What does the name Ashi mean?
The name means the thing attained, the reward, the share or portion, the recompense. It comes from an ancient root meaning to grant or to allot. In Middle Persian she is called Ard, and by a fuller name meaning the Good Reward. The name expresses her essence: she is reward itself, the due return that comes to those who live rightly.
Why does Ashi drive Mithra's chariot?
In the great hymn to Mithra, as the lord of the covenant rides forth to uphold the truth and punish the breakers of oaths, Ashi, the Good Reward, serves as his charioteer while Daena, the Religion, prepares his road. The image expresses how reward follows faithfulness: where Mithra goes to uphold the right, Ashi goes to crown it with blessing.
What blessings does Ashi give?
Ashi gives the good things of a flourishing life: wealth, abundance, the happy and well-stocked household, success in one's undertakings, and victory in battle. In her oldest character she is also a goddess of fertility and plenty. But her gifts are meant as the fruit and sign of a righteous life, not as rewards for their own sake.

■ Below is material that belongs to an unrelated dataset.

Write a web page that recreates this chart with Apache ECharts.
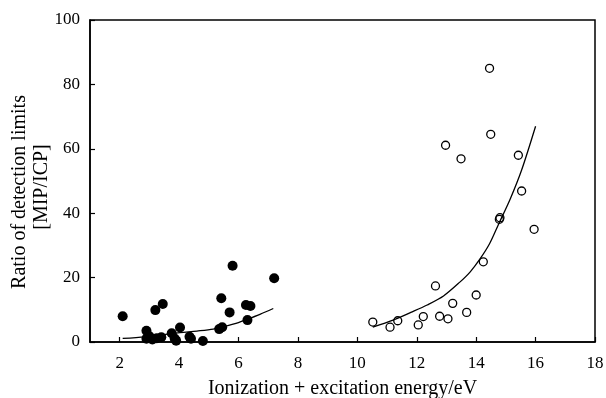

Is Ashi a goddess of luck?
In her most ancient roots she appears to have been a goddess of fortune and even capricious luck, but in the Zoroastrian faith she was reshaped into the reward that justly follows a righteous life. Her blessings are not random but earned, the due recompense of truth and devotion. This transformation from luck to just reward is central to who she became.
How is Ashi related to the other divine beings?
Ashi is the daughter of Ahura Mazda and Spenta Armaiti, and the sister of the Amesha Spentas and of Mithra, Rashnu, Sraosha and Daena. She belongs to the family of judgement and reward: where her siblings weigh, guide and reveal the soul, she grants its due recompense, completing the moral process with the blessing the righteous have earned.